Think of content marketing as building a bridge between indifferent potential customers and receptiveness to your product marketing. If you write a tutorial that helps them troubleshoot an issue, or you define a term related to your offering that they’re googling, you bank a little capital with them.
And, after a few touches like this, their mindset shifts a little. They start to think, subconsciously, “alright, you’ve helped me a few times, so maybe it’s worth learning what you’re all about.”
Product Marketing vs. Content Marketing, A Real (And Meta) Example
If you want to experience this distinction in real time to help you grok, consider this post that you’re reading, right now. This post is content marketing.
You’re almost certainly here because you’re interested in learning the difference between these two terms, or else you already know and you’re looking to see how I phrase it.
Whatever your interest, you probably didn’t come here to buy content and content strategy for developer tools companies. Do you have your wallet out, right now, getting ready to pay for some blog posts? Are you searching around for how you can schedule a sales call with us?
Don’t get me wrong—I’d love it if you were. But something tells me you’re not.
That’s because this is a content marketing post. Our hope is that, by creating content like this, you’ll bookmark our site or come back in the future to look things up or poke around.
And maybe, just maybe, when you’re ready and sufficiently interested, you’ll have a look at our offerings or team pages to hear more about what we’re all about. Those pages, our case studies/results, and any future blog posts that we write about how to work with us are examples of product marketing.
This section of this post is an example of how product marketing and content marketing work together. We’re offering a free piece of generally interesting (I hope), educational content with no expectation from you out of it. Our only hope is to plant the seed with the links in the last paragraph so that if you’re ever in more of a “buying content” kind of mood, you’ll think of us.
Creating a Holistic Digital Content Strategy
I’ll close with some general guidance as to how to create a unified marketing strategy that incorporates both product and content marketing. In the broadest strokes, here’s how you do that, in sequential order.
- Create landing pages that showcase your features and reasons to buy your offering. (product marketing)
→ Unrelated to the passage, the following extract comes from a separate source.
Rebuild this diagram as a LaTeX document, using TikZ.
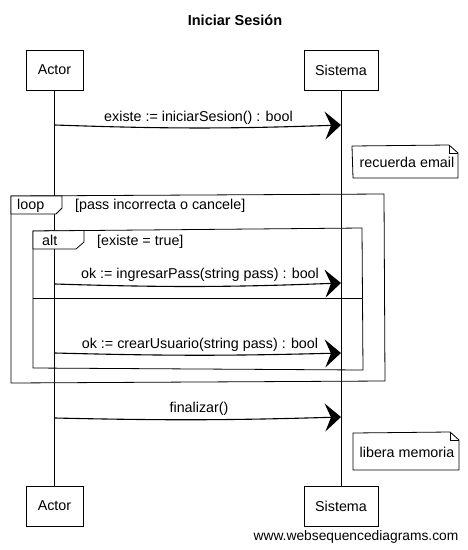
\documentclass[tikz,border=0pt]{standalone}
\usepackage{fontspec}
\setmainfont{Liberation Sans}
\usetikzlibrary{arrows.meta}
\begin{document}
\begin{tikzpicture}[x=1pt,y=-1pt,
  every node/.style={font=\fontsize{14.3}{16}\selectfont, inner sep=0pt},
  actorbox/.style={draw, line width=0.8pt, minimum height=40pt, anchor=center},
  life/.style={line width=0.7pt},
  msg/.style={line width=1.1pt, -{Stealth[length=16pt,width=28pt,inset=6pt]}},
  frame/.style={line width=0.8pt},
  tab/.style={frame, fill=white},
  lbl/.style={anchor=base},
]
\useasboundingbox (0,0) rectangle (468,550);
% title
\node[font=\fontsize{14.5}{16}\selectfont\bfseries] (title) at (235,20) {Iniciar Sesión};
% participants
\node[actorbox, minimum width=57pt] (a1) at (54.5,70) {Actor};
\node[actorbox, minimum width=74pt] (s1) at (341,70) {Sistema};
\node[actorbox, minimum width=57pt] (a2) at (54.5,506) {Actor};
\node[actorbox, minimum width=74pt] (s2) at (341,506) {Sistema};
% lifelines
\draw[life] (a1.south) -- (a2.north);
\draw[life] (s1.south) -- (s2.north);
% message 1
\coordinate (m1a) at (55,125);
\coordinate (m1b) at (341,125);
\draw[msg] (m1a) to[bend right=2] (m1b);
\node[lbl] (l1) at (198.5,121) {existe := iniciarSesion() : bool};
% note 1
\draw[frame] (352,146) -- (449,145) -- (458,153) -- (458,178) -- (353,178) -- cycle;
\draw[line width=0.6pt] (449,145) -- (449,153) -- (458,153);
\node (n1) at (407,162) {recuerda email};
% loop frame
\draw[frame] (11,196) -- (384,194) -- (385,381) -- (11,383) -- cycle;
\draw[tab] (11,196) -- (62,196) -- (62,208) -- (56,214) -- (11,214) -- cycle;
\node[anchor=base west] (loopt) at (17,209.5) {loop};
\node[anchor=base west] (loopg) at (75,209.5) {[pass incorrecta o cancele]};
% alt frame
\draw[frame] (33,231) -- (362,228) -- (363,370) -- (33,368) -- cycle;
\draw[tab] (33,231) -- (84,230.5) -- (84,242) -- (76,249) -- (33,249) -- cycle;
\node[anchor=base west] (altt) at (42,245) {alt};
\node[anchor=base west] (altg) at (97,245) {[existe = true]};
\draw[frame] (33,298) -- (363,298);
% message 2
\coordinate (m2a) at (55,284);
\coordinate (m2b) at (341,283);
\draw[msg] (m2a) to[bend right=2] (m2b);
\node[lbl] (l2) at (200,278) {ok := ingresarPass(string pass) : bool};
% message 3
\coordinate (m3a) at (55,353);
\coordinate (m3b) at (341,353);
\draw[msg] (m3a) to[bend right=1.5] (m3b);
\node[lbl] (l3) at (200,348) {ok := crearUsuario(string pass) : bool};
% message 4
\coordinate (m4a) at (55,418);
\coordinate (m4b) at (341,417);
\draw[msg] (m4a) to[bend right=1.5] (m4b);
\node[lbl] (l4) at (199,412) {finalizar()};
% note 2
\draw[frame] (353,433) -- (450,432) -- (459,440) -- (459,470) -- (353,470) -- cycle;
\draw[line width=0.6pt] (450,432) -- (450,440) -- (459,440);
\node (n2) at (407,452) {libera memoria};
% watermark
\node[font=\fontsize{13.8}{16}\selectfont] (wm) at (356,537) {www.websequencediagrams.com};
\end{tikzpicture}
\end{document}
- Build and publish case studies of how you’ve helped customers, as well as informational content about how customers can use your offerings to solve their problems. (product marketing)
- Define opinions about your niche that make you and your company unique, and that would resonate with potential buyers. (product marketing)
- With all of that in place, start to brainstorm broadly interesting content that casts a wide net and exposes people to your product marketing. For instance:
- Publish opinion pieces on social media to go for shares
- Create broadly appealing tutorials and information posts about topics related to your users, in the hopes of bringing organic search traffic.
- Run ads to drive traffic to your product marketing
- Define a strategy for steering folks from your content marketing to your product marketing.
This is obviously just the tip of the iceberg, but it should give you a decent working framework for what the mix of these pieces of content look like. And, tying it back to the introduction, it also gives you some idea of who would be well qualified to write the content (probably influential employees for your company’s opinions and product marketing, versus a broader pool of authors for content marketing).
Digital content is an excellent strategy for creating leads, but it’s also a long-haul one. If you’re planning a blog that’s just a series of commercials for your product, you’re better off just buying advertising.
But if you want to build a lasting, dependable source of inbound leads, you need content that they like as well as content that you like. You need content marketing and product marketing.